Space is arguably both finite and infinite while the universe is expanding, and this evokes ambition, excitement and puzzlement in humans. Out of which space technology, designed for space exploration, is born. Thus, it is even more interesting to learn the life stories of people behind innovation and technological development.
In this series of articles, we are introducing our colleagues behind ReOrbit technology. What brought them to the industry, their journeys towards humanity's ongoing expansion across the final frontier, lessons learnt and things they’d create if there were no technological limitations.

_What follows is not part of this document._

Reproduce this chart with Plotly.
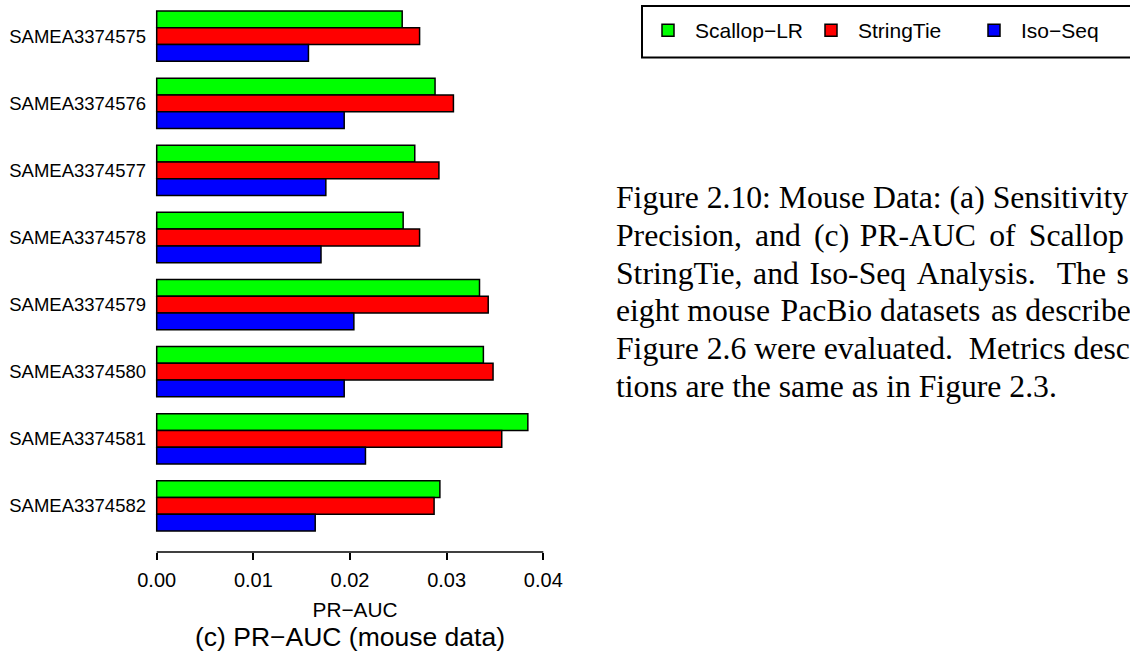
import plotly.graph_objects as go

# PR-AUC per mouse PacBio sample for the three assemblers
samples = ["SAMEA3374575", "SAMEA3374576", "SAMEA3374577", "SAMEA3374578",
           "SAMEA3374579", "SAMEA3374580", "SAMEA3374581", "SAMEA3374582"]
scallop_lr = [0.0254, 0.0288, 0.0267, 0.0255, 0.0334, 0.0338, 0.0384, 0.0293]
stringtie = [0.0272, 0.0307, 0.0292, 0.0272, 0.0343, 0.0348, 0.0357, 0.0287]
iso_seq = [0.0157, 0.0194, 0.0175, 0.0170, 0.0204, 0.0194, 0.0216, 0.0164]

series_names = ["Scallop\u2212LR", "StringTie", "Iso\u2212Seq"]
series_colors = ["#00FF00", "#FF0000", "#0000FF"]
x_ticks = [0.00, 0.01, 0.02, 0.03, 0.04]

# justified caption: each line with the total number of hair spaces spread over its word gaps
caption_lines = [
    ("Figure 2.10: Mouse Data: (a) Sensitivity", 0),
    ("Precision, and (c) PR-AUC of Scallop", 9),
    ("StringTie, and Iso-Seq Analysis.  The s", 6),
    ("eight mouse PacBio datasets as describe", 2),
    ("Figure 2.6 were evaluated.  Metrics desc", 0),
    ("tions are the same as in Figure 2.3.", 0),
]

W, H = 1130, 660
# plot area in pixels
PL, PR, PT, PB = 150, 560, 0, 552
px_per_unit = (543.3 - 156.7) / 0.04
x_lo = (PL - 156.7) / px_per_unit
x_hi = (PR - 156.7) / px_per_unit


def paper_x(px):
    return (px - PL) / (PR - PL)


def paper_y(py):
    return (PB - py) / (PB - PT)


def justify(text, total_extra):
    words = text.split(" ")
    gaps = len(words) - 1
    out = words[0]
    for i in range(gaps):
        k = round((i + 1) * total_extra / gaps) - round(i * total_extra / gaps)
        out += "\u00a0" + "\u200a" * k + words[i + 1]
    return out


sans = "Liberation Sans, Arial, Helvetica, sans-serif"
serif = "Liberation Serif, Times New Roman, serif"

fig = go.Figure()
for name, vals, col in zip(series_names, [scallop_lr, stringtie, iso_seq], series_colors):
    fig.add_trace(go.Bar(
        y=samples, x=vals, name=name, orientation="h",
        marker=dict(color=col, line=dict(color="black", width=1.5)),
    ))

group_step = 67.1
first_center = 36.2
n = len(samples)
y_bottom = (n - 1) + (PB - (first_center + group_step * (n - 1))) / group_step
y_top = -(first_center - PT) / group_step

shapes = [
    # axis line spanning the labelled range only
    dict(type="line", xref="x", yref="paper", x0=x_ticks[0], x1=x_ticks[-1], y0=0, y1=0,
         line=dict(color="black", width=1.5)),
    # legend frame
    dict(type="rect", xref="paper", yref="paper",
         x0=paper_x(642), x1=paper_x(1145), y0=paper_y(57.5), y1=paper_y(6),
         line=dict(color="black", width=2), fillcolor="rgba(0,0,0,0)"),
]

annotations = [
    dict(text="(c) PR\u2212AUC (mouse data)", xref="x", yref="paper", x=0.02, y=0,
         yshift=-(636.7 - PB), xanchor="center", yanchor="middle", showarrow=False,
         font=dict(family=sans, size=26.5, color="black")),
]
for i, (line, extra) in enumerate(caption_lines):
    base = 208.0 + 37.8 * i
    annotations.append(dict(
        text=justify(line, extra), xref="paper", yref="paper", x=paper_x(614),
        y=paper_y(base - 10.5), xanchor="left", yanchor="middle", showarrow=False,
        font=dict(family=serif, size=31.7, color="black"),
    ))

fig.update_layout(
    width=W, height=H,
    margin=dict(l=PL, r=W - PR, t=PT, b=H - PB, pad=0),
    paper_bgcolor="white", plot_bgcolor="white",
    barmode="group", bargap=0.25, bargroupgap=0,
    font=dict(family=sans, color="black"),
    showlegend=True,
    legend=dict(orientation="h", x=paper_x(641), y=paper_y(10), xanchor="left", yanchor="top",
                font=dict(family=sans, size=21, color="black"),
                itemwidth=44, entrywidth=104, entrywidthmode="pixels", traceorder="normal",
                bgcolor="rgba(0,0,0,0)", borderwidth=0),
    xaxis=dict(range=[x_lo, x_hi], tickvals=x_ticks, tickformat=".2f",
               ticks="outside", ticklen=7, tickwidth=1.5, tickcolor="black",
               showline=False, showgrid=False, zeroline=False, ticklabelstandoff=3,
               tickfont=dict(family=sans, size=20, color="black"),
               title=dict(text="PR\u2212AUC", font=dict(family=sans, size=20.8, color="black"),
                          standoff=12)),
    yaxis=dict(range=[y_bottom, y_top], type="category", showgrid=False, zeroline=False,
               showline=False, ticks="", ticklabelstandoff=3,
               tickfont=dict(family=sans, size=18.5, color="black")),
    shapes=shapes, annotations=annotations,
)

fig.write_html("out.html")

Meet Maria Pilar Alliri, Master Thesis Student at ReOrbit, who has been studying space for 5 years and has been deepening her knowledge in propulsion and mission analysis for the past 6 months with us. Maria talks about the roots of her fascination with space, what nobody prepared her for in working life, how a simple addition of ±2π helps it all except for exploring dark matter, which she dreams of contributing to one day.
Why did you choose space
I’ve always thought that space is the area we should look into (and look at) if we want to expand human knowledge. Today, we can claim to be knowing just a tiny bit of the universe, so there is so much more out there to unveil and discover that can potentially benefit humanity in the future.
I grew up with the idea to contribute to space exploration, even if to a small extent; thus, I chose to study aeronautics for my bachelors and later major in space for my masters to figure out how space technology fosters innovation and contributes to a better life on earth.
You started your career as
Since I’m currently finishing my masters, I shall mention my area of studies, which is propulsion and mission analysis. Being fascinated with space and astrophysics, I find them to be a great combo.
I discovered ReOrbit through a connection who works here, who did the same masters and were part of the same rocketry association. At the time, I was searching for a thesis workplace, and ReOrbit caught my attention with its multiple interesting updates on social media, including the news about collaboration with ESA. So, I decided to take my chance and apply to join ReOrbit as a Master Thesis Student. I was particularly interested in broadening my knowledge in mission analysis, without forgetting the holy grail of propulsion, of course. And I can definitely say I’ve managed to solidify my knowledge in both here at ReOrbit.
Your most memorable memory so far
In general, I cherish everything related to space. Say, one thing that comes to my mind is a hot test of the engine at the rocketry association, which I contributed to in terms of design. We saw the engine that lit up, and it was a fascinating and rewarding scene.
Another one that pops into my head is when I was stuck on some code, working on a project here at ReOrbit. It seemed an entangled and super complicated case up until the moment when I discussed it with my line manager (Neha Chohan), and she suggested adding a small detail (±2π). It worked smoothly right away. Sometimes, being caught up in something, you think about a certain issue as grand and complicated, whereas in reality there can be a quick and easy solution. Great thing about working as part of the ReOrbit team is that you can always ask for help, and you get it!
Your most valuable lesson so far
Neha once told me: nobody has an answer to everything. When I just started, I always thought that good engineers are the ones who know what to do in every situation; even if something fails, they always know how to fix it. Now I see it differently – you can pave your way towards an answer, and even if it takes a while, it's fine. Also, that means you never stop learning, which is great.
What nobody prepared you for
Large volumes of documentation that you need to write, while working on a project, to make sure nothing gets lost. Plus, there are long meetings. I’ve made my peace with both things; they’re unavoidable, and you need to get used to having them in your daily working life.
The one thing that makes you smile
In general, it’s the stuff I'm working on. Even if I’m dealing with something that seems abstract or even if I’m struggling with some part of a code, ultimately it will contribute to a spacecraft that will fly one day. At ReOrbit, I have a feeling that what I dreamt of growing up is finally happening: I get to work on tangible projects.
Imagine there are no technological limitations, what do you wish you could design/create in the space sector
Technology for deep space exploration. I wish I could design, for instance, even more advanced telescopes than the James Webb space telescope, to discover distant galaxies, unveil the unknown. I dream of answering more questions of physics, studying black holes, dark matter and other dimensions than time. It might sound futuristic, but I believe this is how the future is connected to the present: you need to pave your way and take small practical steps that eventually will lead you to what you dream to do in the future.